In this lecture, Pritchett stated that growth of output per worker and the percentage growth of schooling are just not correlated.

He noted that in Latin America and the Caribbean, schooling increased more quickly than in “high growth” countries, but the region had growth of output per worker that was less than half as rapid. In other words, he said, the region’s lagging growth cannot be attributed to a slow expansion of schooling.

“Human capital is important to economic growth, but schooling did not produce enough skills to be productive human capital. Inclusive growth with productive transformation will require large improvements in learning outcomes,” he explained.

Pritchett stressed that the problem is not so much the “inclusion” of students by socioeconomic status as the low quality of what they are included into, adding that in low-performing countries, even advantaged students from the socioeconomic elite have very poor learning outcomes.

“What these low levels on PISA-like assessments imply is that students are often completely unable to apply even what skills they have to novel situations, which is probably the most important part of education for a productive worker,” he affirmed.

In his presentation, the prominent scholar laid out five actions needed to put every country’s education system on a path to universal early foundational learning: commit to it; measure learning regularly, reliably and relevantly; align systems around learning commitments; support teaching; and adapt what you adopt as you implement.

Meanwhile, in his welcome remarks, José Manuel Salazar-Xirinachs, ECLAC’s Executive Secretary, pointed up the keynote lecture series organized over the last nine months to celebrate the Commission’s 75th anniversary.

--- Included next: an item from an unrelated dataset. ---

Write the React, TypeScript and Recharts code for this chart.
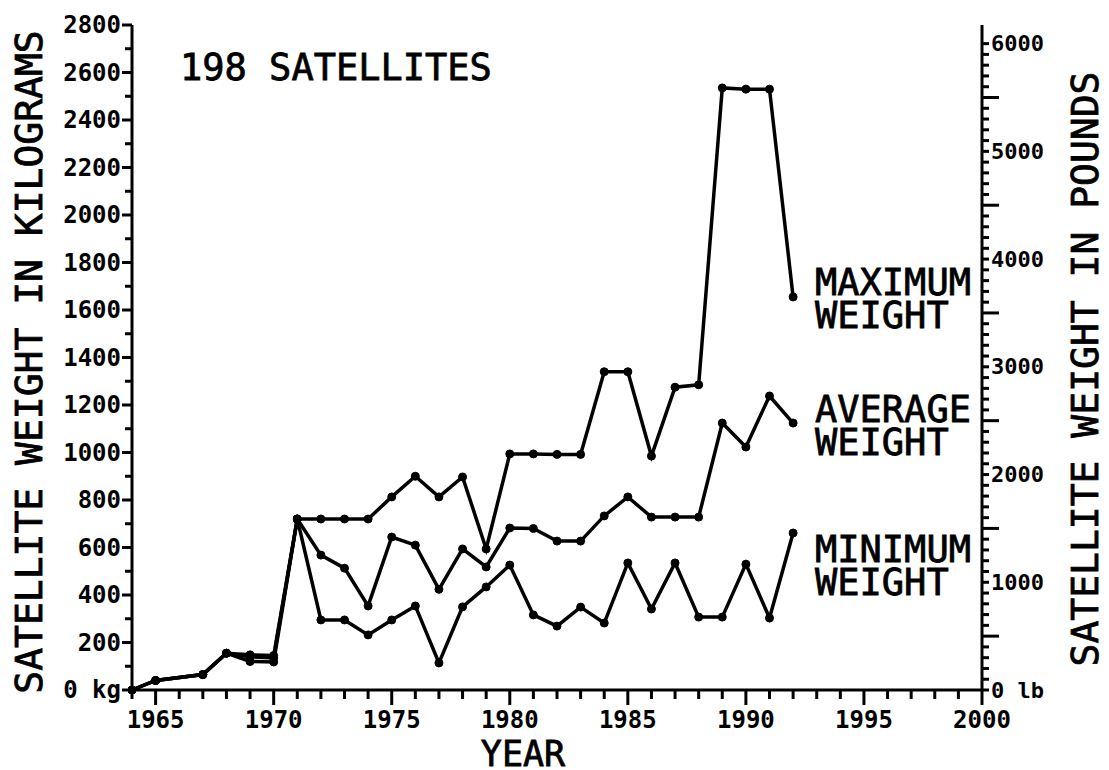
import { Line, LineChart, XAxis, YAxis } from "recharts";

const FONT = '"DejaVu Sans Mono", monospace';
const KG_TO_LB = 2.20462;

const YEARS = [
  1964, 1965, 1967, 1968, 1969, 1970, 1971, 1972, 1973, 1974, 1975, 1976, 1977, 1978,
  1979, 1980, 1981, 1982, 1983, 1984, 1985, 1986, 1987, 1988, 1989, 1990, 1991, 1992,
];
const MAX_WEIGHT = [
  0, 40, 65, 155, 148, 145, 720, 720, 720, 720, 813, 900, 813, 897,
  594, 994, 994, 992, 992, 1340, 1340, 985, 1275, 1285, 2535, 2530, 2530, 1655,
];
const AVG_WEIGHT = [
  0, 40, 65, 155, 140, 135, 720, 568, 513, 354, 644, 610, 424, 594,
  518, 682, 680, 627, 627, 733, 813, 728, 728, 728, 1124, 1023, 1238, 1124,
];
const MIN_WEIGHT = [
  0, 40, 65, 155, 120, 118, 720, 295, 295, 232, 295, 354, 114, 350,
  434, 526, 316, 269, 349, 282, 535, 341, 535, 307, 307, 530, 303, 661,
];

const YEAR_TICKS = Array.from({ length: 37 }, (_, i) => 1964 + i);
const KG_TICKS = Array.from({ length: 29 }, (_, i) => i * 100);
const LB_TICKS = Array.from({ length: 61 }, (_, i) => i * 100);

const rows = YEARS.map((year, i) => ({
  year,
  max: MAX_WEIGHT[i],
  avg: AVG_WEIGHT[i],
  min: MIN_WEIGHT[i],
}));

const tickText = { fontFamily: FONT, fontSize: 24, fontWeight: 700, fill: "#000" };
const labelText = { fontFamily: FONT, fontSize: 37, fill: "#000", stroke: "#000", strokeWidth: 0.8 };

function YearTick({ x, y, payload }: any) {
  const v = payload.value;
  const major = v % 5 === 0 && v !== 1964;
  return (
    <g>
      <line x1={x} x2={x} y1={y} y2={y + (major ? 15 : 9)} stroke="#000" strokeWidth={3} />
      {major && (
        <text x={x} y={y + 30} textAnchor="middle" dominantBaseline="central" {...tickText}>
          {v}
        </text>
      )}
    </g>
  );
}

function KgTick({ x, y, payload }: any) {
  const v = payload.value;
  const major = v % 200 === 0;
  return (
    <g>
      <line x1={x} x2={x - (major ? 10 : 7)} y1={y} y2={y} stroke="#000" strokeWidth={3} />
      {major && (
        <text x={x - 11} y={y} textAnchor="end" dominantBaseline="central" {...tickText}>
          {v === 0 ? "0 kg" : v}
        </text>
      )}
    </g>
  );
}

function LbTick({ x, y, payload }: any) {
  const v = payload.value;
  const major = v % 1000 === 0;
  const half = !major && v % 500 === 0;
  return (
    <g>
      <line x1={x} x2={x + (half ? 17 : 7)} y1={y} y2={y} stroke="#000" strokeWidth={3} />
      {major && (
        <text x={x + 9} y={y} textAnchor="start" dominantBaseline="central" {...tickText} fontSize={22}>
          {v === 0 ? "0 lb" : v}
        </text>
      )}
    </g>
  );
}

function TwoLine({ x, y, lines }: { x: number; y: number; lines: string[] }) {
  return (
    <text x={x} y={y} {...labelText}>
      {lines.map((s, i) => (
        <tspan key={s + i} x={x} dy={i === 0 ? 0 : 33}>
          {s}
        </tspan>
      ))}
    </text>
  );
}

const dotStyle = { r: 4, fill: "#000", stroke: "#000", strokeWidth: 1 };

export default function App() {
  return (
    <div style={{ position: "absolute", left: 0, top: 0, width: 1109, height: 770, background: "#fff" }}>
      <LineChart
        width={1109}
        height={770}
        data={rows}
        margin={{ top: 25, right: 0, bottom: 0, left: 0 }}
        style={{ fontFamily: FONT }}
      >
        <XAxis
          dataKey="year"
          type="number"
          domain={[1964, 2000]}
          ticks={YEAR_TICKS}
          interval={0}
          tickSize={0}
          tickMargin={0}
          height={80}
          axisLine={{ stroke: "#000", strokeWidth: 3 }}
          tick={<YearTick />}
        />
        <YAxis
          yAxisId="kg"
          type="number"
          domain={[0, 2800]}
          ticks={KG_TICKS}
          interval={0}
          tickSize={0}
          tickMargin={0}
          width={132}
          axisLine={{ stroke: "#000", strokeWidth: 3 }}
          tick={<KgTick />}
        />
        <YAxis
          yAxisId="lb"
          orientation="right"
          type="number"
          domain={[0, 2800 * KG_TO_LB]}
          allowDataOverflow
          ticks={LB_TICKS}
          interval={0}
          tickSize={0}
          tickMargin={0}
          width={127}
          axisLine={{ stroke: "#000", strokeWidth: 3 }}
          tick={<LbTick />}
        />
        <Line yAxisId="kg" type="linear" dataKey="min" stroke="#000" strokeWidth={3.5} dot={dotStyle} isAnimationActive={false} />
        <Line yAxisId="kg" type="linear" dataKey="avg" stroke="#000" strokeWidth={3.5} dot={dotStyle} isAnimationActive={false} />
        <Line yAxisId="kg" type="linear" dataKey="max" stroke="#000" strokeWidth={3.5} dot={dotStyle} isAnimationActive={false} />
      </LineChart>
      <svg width={1109} height={770} style={{ position: "absolute", left: 0, top: 0, pointerEvents: "none" }}>
        <text x={180} y={80} {...labelText}>198 SATELLITES</text>
        <TwoLine x={815} y={295} lines={["MAXIMUM", "WEIGHT"]} />
        <TwoLine x={815} y={422} lines={["AVERAGE", "WEIGHT"]} />
        <TwoLine x={815} y={562} lines={["MINIMUM", "WEIGHT"]} />
        <text x={523} y={766} textAnchor="middle" {...labelText} fontSize={35}>YEAR</text>
        <text transform="translate(42, 362) rotate(-90)" textAnchor="middle" {...labelText} fontSize={38}>
          SATELLITE WEIGHT IN KILOGRAMS
        </text>
        <text transform="translate(1098, 369) rotate(-90)" textAnchor="middle" {...labelText} fontSize={38}>
          SATELLITE WEIGHT IN POUNDS
        </text>
      </svg>
    </div>
  );
}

He noted that the series was composed of a total of nine lecturers who addressed issues as diverse as globalization’s process of transformation and its implications for the region, given by Arancha González; needed reforms to the international financial architecture, which was addressed by José Antonio Ocampo; and the challenges of financing needed investment in climate change adaptation and resilience, one of the topics covered by Aloizio Mercadante.

“We also addressed the main challenges for the region’s growth, including new perspectives on economic complexity and productive development, by Ricardo Hausmann; the particular challenges faced by the Caribbean, as per Winston Dookeran; the links between productive development policies and social protection, by Santiago Levy; the issue of migration, aporophobia and ethical challenges for humanity, by Adela Cortina; along with the future of democracy in a digital and artificial intelligence age, by Daniel Innerarity,” he specified.

ECLAC’s highest authority emphasized that the lecturers, topics and focuses were deliberately selected to bring new ideas, to incorporate critical and innovative perspectives, to enrich the repertory of ideas and knowledge that informs the Commission’s work, and to obtain new tools to ensure the quality, relevance and timeliness of the organization’s work in the coming years and decades.

“Today we conclude this very rich and productive series, and I am pleased to say that we will conclude with a final flourish (…) The work of Lant Pritchett is relevant to ECLAC’s work, organized around the ‘ten gaps’ in development and the challenges of governance and of building technical, operational, policy and foresight-related institutional capacities in the public sector,” he underscored.

ECLAC was founded in 1948 as one of the United Nations’ five regional commissions. In the context of its 75th anniversary commemorations, the organization will publish, in late March, a special issue of the CEPAL Review that will address the region’s development challenges along with the major transformations that lie ahead for the region’s countries in their development models and how to manage them.